= What is asked =
Skip all pictures. Write out the data below from its first line through the line that contains "plt.rcParams['font.family'] = ['Open".

= Given data =

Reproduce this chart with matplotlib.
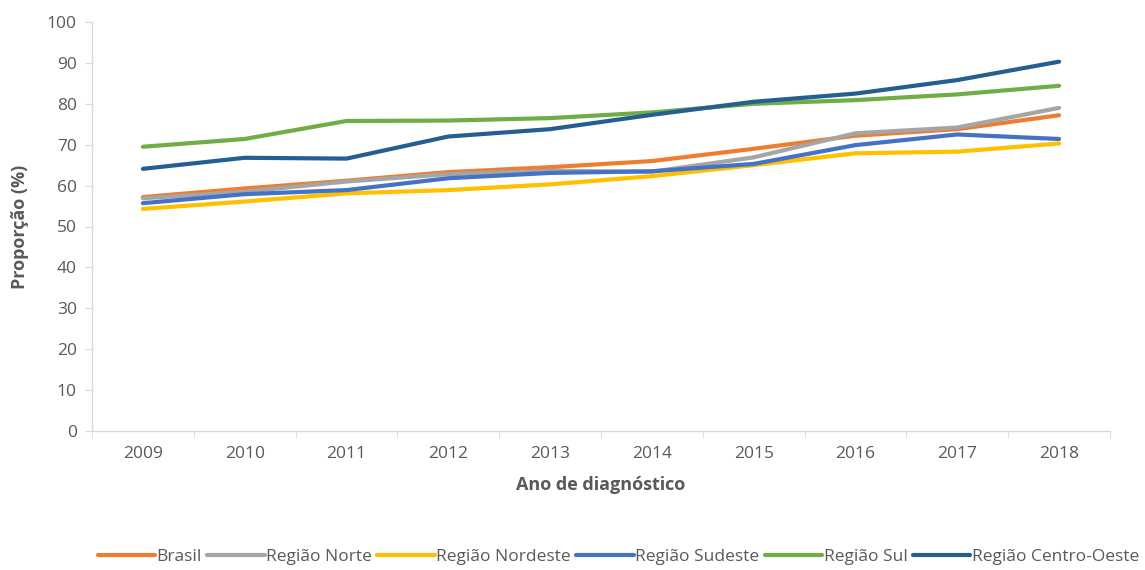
import numpy as np
import matplotlib.pyplot as plt
from matplotlib.ticker import FixedLocator

plt.rcParams['font.family'] = ['Open Sans', 'DejaVu Sans']

anos = ['2009', '2010', '2011', '2012', '2013', '2014', '2015', '2016', '2017', '2018']

# proporção (%) por região
brasil = [57.2, 59.3, 61.2, 63.3, 64.5, 66.0, 69.0, 72.2, 73.8, 77.2]
norte = [56.9, 58.5, 61.0, 62.8, 63.6, 63.4, 66.9, 72.8, 74.2, 79.0]
nordeste = [54.3, 56.1, 58.1, 58.9, 60.3, 62.3, 65.0, 67.9, 68.3, 70.3]
sudeste = [55.7, 57.9, 58.9, 61.8, 63.1, 63.5, 65.3, 69.9, 72.5, 71.4]
sul = [69.5, 71.4, 75.8, 75.9, 76.5, 77.9, 80.0, 80.9, 82.3, 84.4]
centro_oeste = [64.1, 66.8, 66.6, 72.0, 73.8, 77.3, 80.5, 82.5, 85.8, 90.3]

series = [
    ('Brasil', brasil, '#ED7D31'),
    ('Região Norte', norte, '#A5A5A5'),
    ('Região Nordeste', nordeste, '#FFC000'),
    ('Região Sudeste', sudeste, '#4472C4'),
    ('Região Sul', sul, '#70AD47'),
    ('Região Centro-Oeste', centro_oeste, '#255E91'),
]

fig = plt.figure(figsize=(11.45, 5.7), dpi=100)
ax = fig.add_axes([92 / 1145, 1 - 431 / 570, (1110 - 92) / 1145, (431 - 22) / 570])

x = np.arange(len(anos))
for nome, vals, cor in series:
    ax.plot(x, vals, color=cor, lw=3, label=nome, solid_capstyle='round')

ax.set_xlim(-0.5, len(anos) - 0.5)
ax.set_ylim(0, 100)
ax.set_yticks(range(0, 101, 10))
ax.set_xticks(x)
ax.set_xticklabels(anos)
ax.xaxis.set_minor_locator(FixedLocator(np.arange(-0.5, len(anos), 1)))

for s in ['top', 'right']:
    ax.spines[s].set_visible(False)
for s in ['left', 'bottom']:
    ax.spines[s].set_color('#D9D9D9')
    ax.spines[s].set_linewidth(1)

ax.tick_params(axis='y', colors='#D9D9D9', labelcolor='#595959', labelsize=12.5, length=5, pad=6)
ax.tick_params(axis='x', which='major', length=0, labelcolor='#595959', labelsize=12.5, pad=11)
ax.tick_params(axis='x', which='minor', length=5, color='#D9D9D9')

ax.set_ylabel('Proporção (%)', fontsize=13, fontweight='bold', color='#595959', labelpad=13)
ax.set_xlabel('Ano de diagnóstico', fontsize=13, fontweight='bold', color='#595959', labelpad=10)

fig.legend(loc='center', bbox_to_anchor=(0.54, 1 - 557 / 570), ncol=6, frameon=False,
           fontsize=12.5, handlelength=3.3, handletextpad=0.1, columnspacing=0.3,
           labelcolor='#595959')

fig.savefig('out.png', dpi=100)
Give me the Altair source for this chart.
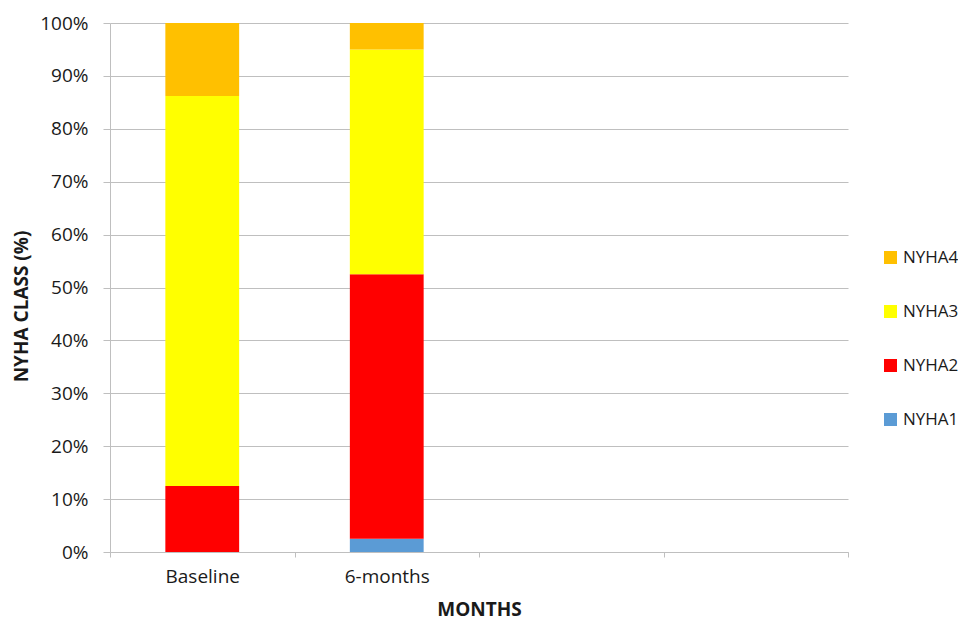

= The output =
Reproduce this chart with matplotlib.
import numpy as np
import matplotlib.pyplot as plt
from matplotlib.ticker import FixedLocator

plt.rcParams['font.family'] = ['Open Sans', 'DejaVu Sans']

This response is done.